Racism and Xenophobia in the BBC...and Ed’s Law
I was surprised to see the comment above given the ‘Editor’s Pick’.
“Editor's Pick
Mister Crowley:
A law that even honest, decent people break routinely is not really much use.
Perhaps what is most interesting about many British laws is they rely on the natural honesty of British people. This is why immigration can cause so many problems. Johnny immigrant has their own set of imported values and beliefs which are usually completely at odds with the British Way of honesty, truth and justice. - direct link to comment on the bbc website”
The commentator is obviously an ill-exposed, and perspectivally retarded git. He associates the ‘British Way’ with ‘honestry, truth and justice’, and in contrast, all foreigner values as opposed to that. Hey mate, what’s so ‘honest, truthful, and just’ about having a royal family that sits on its arse and makes millions whilst quite a few people sleep in the doorways of shops? What’s so ‘honest, truthful, and just’ about British soccer hooliganism? What’s so ‘honest, truthful, and just’ about council housing estate dwellers still paying rent for houses that have been paid for many times over since they were built? What’s so ‘honest, truthful, and just’ about the Brits of today living off the plunder of colonised states of the past, and yet still tightening their borders when it comes to non-white immigration from outside the EU?
Jackass.
But that’s not to say that many Brits aren’t extremely fair-minded and egalitarian. I’m just saying that this society isn’t perfect, and as long as it has a capitalist system in place, and a ridiculous ‘royal family’, and people stupid enough to curtsy to these clowns, you won’t know what real ‘honesty, truth and justice’ is even if it bit you on the prostate.

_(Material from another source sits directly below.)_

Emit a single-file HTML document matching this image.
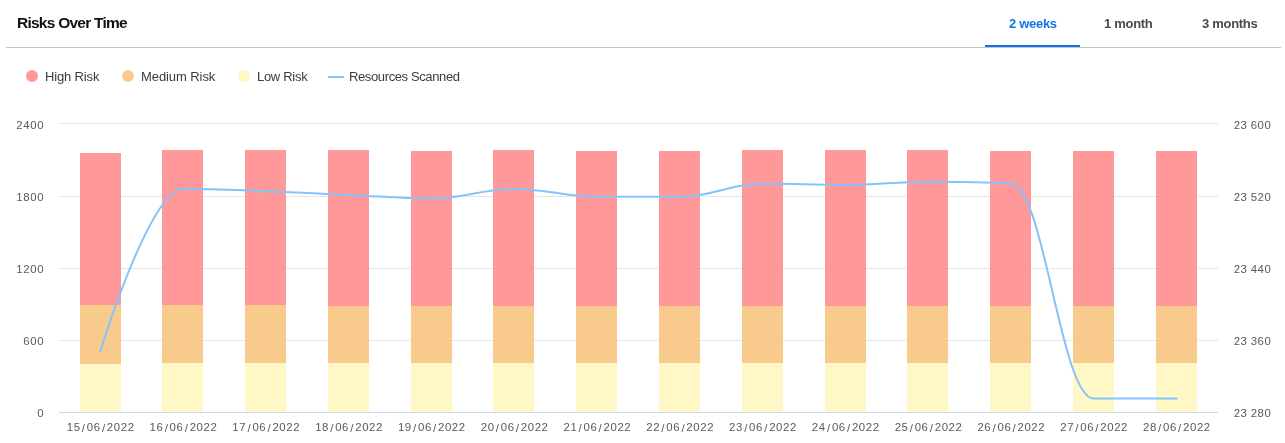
<!DOCTYPE html>
<html><head><meta charset="utf-8">
<style>
html,body{margin:0;padding:0;background:#fff;width:1285px;height:443px;overflow:hidden}
body{position:relative;font-family:"Liberation Sans",sans-serif;-webkit-font-smoothing:antialiased}
.t{position:absolute;white-space:nowrap;line-height:1;will-change:transform}
#title{left:16.7px;top:14.8px;font-size:15.5px;font-weight:bold;color:#111;letter-spacing:-0.75px}
.tab{top:16.8px;font-size:13px;font-weight:bold;color:#4a4a4a;letter-spacing:-0.3px}
#hdr{position:absolute;left:6px;top:47px;width:1275px;height:1px;background:#c6c6c6}
#ul{position:absolute;left:985px;top:45px;width:95px;height:2px;background:#1473e6}
.lg{top:70px;font-size:13px;color:#3c3c3c;letter-spacing:-0.3px}
.dot{position:absolute;width:12px;height:12px;border-radius:50%;top:70px}
svg{position:absolute;left:0;top:0;will-change:transform}
</style></head><body>
<div id="title" class="t">Risks Over Time</div>
<div class="t tab" style="left:1009.3px;color:#1473e6">2 weeks</div>
<div class="t tab" style="left:1104px">1 month</div>
<div class="t tab" style="left:1202px">3 months</div>
<div id="hdr"></div><div id="ul"></div>
<div class="dot" style="left:26px;background:#ff9999"></div>
<div class="t lg" style="left:44.6px;letter-spacing:-0.15px">High Risk</div>
<div class="dot" style="left:122px;background:#f8ca8c"></div>
<div class="t lg" style="left:141.2px;letter-spacing:-0.08px">Medium Risk</div>
<div class="dot" style="left:238px;background:#fff7c6"></div>
<div class="t lg" style="left:256.6px">Low Risk</div>
<div style="position:absolute;left:328px;top:76px;width:16px;height:2px;background:#86c3fb"></div>
<div class="t lg" style="left:348.5px;letter-spacing:-0.38px">Resources Scanned</div>
<svg width="1285" height="443" viewBox="0 0 1285 443" font-family="Liberation Sans, sans-serif" font-size="11.4" letter-spacing="0.6" fill="#5a5a5a">
<rect x="59" y="123" width="1159" height="1" fill="#e6e6e6"/><rect x="59" y="196" width="1159" height="1" fill="#e6e6e6"/><rect x="59" y="268" width="1159" height="1" fill="#e6e6e6"/><rect x="59" y="340" width="1159" height="1" fill="#e6e6e6"/>
<rect x="80" y="153" width="41" height="152" fill="#ff9999"/><rect x="80" y="305" width="41" height="59" fill="#f8ca8c"/><rect x="80" y="364" width="41" height="48" fill="#fff7c6"/><rect x="162" y="150" width="41" height="155" fill="#ff9999"/><rect x="162" y="305" width="41" height="58" fill="#f8ca8c"/><rect x="162" y="363" width="41" height="49" fill="#fff7c6"/><rect x="245" y="150" width="41" height="155" fill="#ff9999"/><rect x="245" y="305" width="41" height="58" fill="#f8ca8c"/><rect x="245" y="363" width="41" height="49" fill="#fff7c6"/><rect x="328" y="150" width="41" height="156" fill="#ff9999"/><rect x="328" y="306" width="41" height="57" fill="#f8ca8c"/><rect x="328" y="363" width="41" height="49" fill="#fff7c6"/><rect x="411" y="151" width="41" height="155" fill="#ff9999"/><rect x="411" y="306" width="41" height="57" fill="#f8ca8c"/><rect x="411" y="363" width="41" height="49" fill="#fff7c6"/><rect x="493" y="150" width="41" height="156" fill="#ff9999"/><rect x="493" y="306" width="41" height="57" fill="#f8ca8c"/><rect x="493" y="363" width="41" height="49" fill="#fff7c6"/><rect x="576" y="151" width="41" height="155" fill="#ff9999"/><rect x="576" y="306" width="41" height="57" fill="#f8ca8c"/><rect x="576" y="363" width="41" height="49" fill="#fff7c6"/><rect x="659" y="151" width="41" height="155" fill="#ff9999"/><rect x="659" y="306" width="41" height="57" fill="#f8ca8c"/><rect x="659" y="363" width="41" height="49" fill="#fff7c6"/><rect x="742" y="150" width="41" height="156" fill="#ff9999"/><rect x="742" y="306" width="41" height="57" fill="#f8ca8c"/><rect x="742" y="363" width="41" height="49" fill="#fff7c6"/><rect x="825" y="150" width="41" height="156" fill="#ff9999"/><rect x="825" y="306" width="41" height="57" fill="#f8ca8c"/><rect x="825" y="363" width="41" height="49" fill="#fff7c6"/><rect x="907" y="150" width="41" height="156" fill="#ff9999"/><rect x="907" y="306" width="41" height="57" fill="#f8ca8c"/><rect x="907" y="363" width="41" height="49" fill="#fff7c6"/><rect x="990" y="151" width="41" height="155" fill="#ff9999"/><rect x="990" y="306" width="41" height="57" fill="#f8ca8c"/><rect x="990" y="363" width="41" height="49" fill="#fff7c6"/><rect x="1073" y="151" width="41" height="155" fill="#ff9999"/><rect x="1073" y="306" width="41" height="57" fill="#f8ca8c"/><rect x="1073" y="363" width="41" height="49" fill="#fff7c6"/><rect x="1156" y="151" width="41" height="155" fill="#ff9999"/><rect x="1156" y="306" width="41" height="57" fill="#f8ca8c"/><rect x="1156" y="363" width="41" height="49" fill="#fff7c6"/>
<rect x="59" y="412" width="1159" height="1" fill="#ccd6eb"/>
<path d="M 100.39 351.00 C 100.39 351.00 150.06 188.90 183.18 188.90 C 216.29 188.90 232.85 190.00 265.96 191.20 C 299.08 192.40 315.64 193.42 348.75 194.90 C 381.86 196.38 398.42 198.60 431.54 198.60 C 464.65 198.60 481.21 188.90 514.32 188.90 C 547.44 188.90 563.99 196.80 597.11 196.80 C 630.22 196.80 646.78 196.80 679.89 196.80 C 713.01 196.80 729.56 183.60 762.68 183.60 C 795.79 183.60 812.35 184.90 845.46 184.90 C 878.58 184.90 895.14 181.70 928.25 181.70 C 961.36 181.70 977.92 181.70 1011.04 183.50 C 1044.15 185.30 1060.71 398.60 1093.82 398.60 C 1126.94 398.60 1176.61 398.60 1176.61 398.60" fill="none" stroke="#86c3fb" stroke-width="2" stroke-linejoin="round" stroke-linecap="round"/>
<text x="44.10" y="129" text-anchor="end">2400</text><text x="1233.7" y="129" text-anchor="start">23 <tspan dx="-0.7">600</tspan></text><text x="44.10" y="201" text-anchor="end">1800</text><text x="1233.7" y="201" text-anchor="start">23 <tspan dx="-0.7">520</tspan></text><text x="44.10" y="273" text-anchor="end">1200</text><text x="1233.7" y="273" text-anchor="start">23 <tspan dx="-0.7">440</tspan></text><text x="44.10" y="345" text-anchor="end">600</text><text x="1233.7" y="345" text-anchor="start">23 <tspan dx="-0.7">360</tspan></text><text x="44.10" y="417" text-anchor="end">0</text><text x="1233.7" y="417" text-anchor="start">23 <tspan dx="-0.7">280</tspan></text>
<text x="100.69" y="431" text-anchor="middle">15<tspan dx="1.2" dy="0.8">/</tspan><tspan dx="1.2" dy="-0.8">06</tspan><tspan dx="1.2" dy="0.8">/</tspan><tspan dx="1.2" dy="-0.8">2022</tspan></text><text x="183.48" y="431" text-anchor="middle">16<tspan dx="1.2" dy="0.8">/</tspan><tspan dx="1.2" dy="-0.8">06</tspan><tspan dx="1.2" dy="0.8">/</tspan><tspan dx="1.2" dy="-0.8">2022</tspan></text><text x="266.26" y="431" text-anchor="middle">17<tspan dx="1.2" dy="0.8">/</tspan><tspan dx="1.2" dy="-0.8">06</tspan><tspan dx="1.2" dy="0.8">/</tspan><tspan dx="1.2" dy="-0.8">2022</tspan></text><text x="349.05" y="431" text-anchor="middle">18<tspan dx="1.2" dy="0.8">/</tspan><tspan dx="1.2" dy="-0.8">06</tspan><tspan dx="1.2" dy="0.8">/</tspan><tspan dx="1.2" dy="-0.8">2022</tspan></text><text x="431.84" y="431" text-anchor="middle">19<tspan dx="1.2" dy="0.8">/</tspan><tspan dx="1.2" dy="-0.8">06</tspan><tspan dx="1.2" dy="0.8">/</tspan><tspan dx="1.2" dy="-0.8">2022</tspan></text><text x="514.62" y="431" text-anchor="middle">20<tspan dx="1.2" dy="0.8">/</tspan><tspan dx="1.2" dy="-0.8">06</tspan><tspan dx="1.2" dy="0.8">/</tspan><tspan dx="1.2" dy="-0.8">2022</tspan></text><text x="597.41" y="431" text-anchor="middle">21<tspan dx="1.2" dy="0.8">/</tspan><tspan dx="1.2" dy="-0.8">06</tspan><tspan dx="1.2" dy="0.8">/</tspan><tspan dx="1.2" dy="-0.8">2022</tspan></text><text x="680.19" y="431" text-anchor="middle">22<tspan dx="1.2" dy="0.8">/</tspan><tspan dx="1.2" dy="-0.8">06</tspan><tspan dx="1.2" dy="0.8">/</tspan><tspan dx="1.2" dy="-0.8">2022</tspan></text><text x="762.98" y="431" text-anchor="middle">23<tspan dx="1.2" dy="0.8">/</tspan><tspan dx="1.2" dy="-0.8">06</tspan><tspan dx="1.2" dy="0.8">/</tspan><tspan dx="1.2" dy="-0.8">2022</tspan></text><text x="845.76" y="431" text-anchor="middle">24<tspan dx="1.2" dy="0.8">/</tspan><tspan dx="1.2" dy="-0.8">06</tspan><tspan dx="1.2" dy="0.8">/</tspan><tspan dx="1.2" dy="-0.8">2022</tspan></text><text x="928.55" y="431" text-anchor="middle">25<tspan dx="1.2" dy="0.8">/</tspan><tspan dx="1.2" dy="-0.8">06</tspan><tspan dx="1.2" dy="0.8">/</tspan><tspan dx="1.2" dy="-0.8">2022</tspan></text><text x="1011.34" y="431" text-anchor="middle">26<tspan dx="1.2" dy="0.8">/</tspan><tspan dx="1.2" dy="-0.8">06</tspan><tspan dx="1.2" dy="0.8">/</tspan><tspan dx="1.2" dy="-0.8">2022</tspan></text><text x="1094.12" y="431" text-anchor="middle">27<tspan dx="1.2" dy="0.8">/</tspan><tspan dx="1.2" dy="-0.8">06</tspan><tspan dx="1.2" dy="0.8">/</tspan><tspan dx="1.2" dy="-0.8">2022</tspan></text><text x="1176.91" y="431" text-anchor="middle">28<tspan dx="1.2" dy="0.8">/</tspan><tspan dx="1.2" dy="-0.8">06</tspan><tspan dx="1.2" dy="0.8">/</tspan><tspan dx="1.2" dy="-0.8">2022</tspan></text>
</svg>
</body></html>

For want of more perspectives, foreign and otherwise, a people’s claim to ‘honesty, truthfulness, and being just’ is quite synonymous with ‘gullibility, ignorance, and naivete’. That is a law. Ed’s Law.No culture or clime is perfect. People have their ups and downs in terms of values, and some, more so than others. But that doesn’t mean that perspectives cannot be gleaned from others that our own cultural experience has blinded us from recognising. Even the negative values of ours and others' cultures that has led to more advanced undesirable consequences can lead us to be more watchful of our own cultures and the infant manifestations of the former which we might not otherwise notice.
Hence, we cannot associate just ‘our people’ with ‘honesty, truth and justice’, and with ‘the British Way’. Once you start making such equations, that only inhibits the ‘British Way’ from becoming synonymous with ‘honesty, truth and justice’ since the latter is a function of cross-checking your own sense of ‘honesty, truth and justice’ via perspectives gained from foreigners. For want of more perspectives, foreign and otherwise, a people’s claim to ‘honesty, truthfulness, and being just’ is quite synonymous with ‘gullibility, ignorance, and naivete’. That is a law. Ed’s Law.
All that said, for the BBC to give that obviously racist and xenophobic statement an ‘editor’s pick’ might indicate a hidden agenda on their part. And the fact that it is given an 'editor's pick' beneath an article that is about legalising Dvd-ripping, and hence has bugger all to do with it says even more. It is deemed an insightful and relevant comment even when it is completely irrelevant to the issue.
From hereon, we have to look with more scepticism at not only what they report, but what they might have left out if the above ‘editor’s pick’ is anything to go by when making sense of the vantage from which they allegedly and objectively report on things.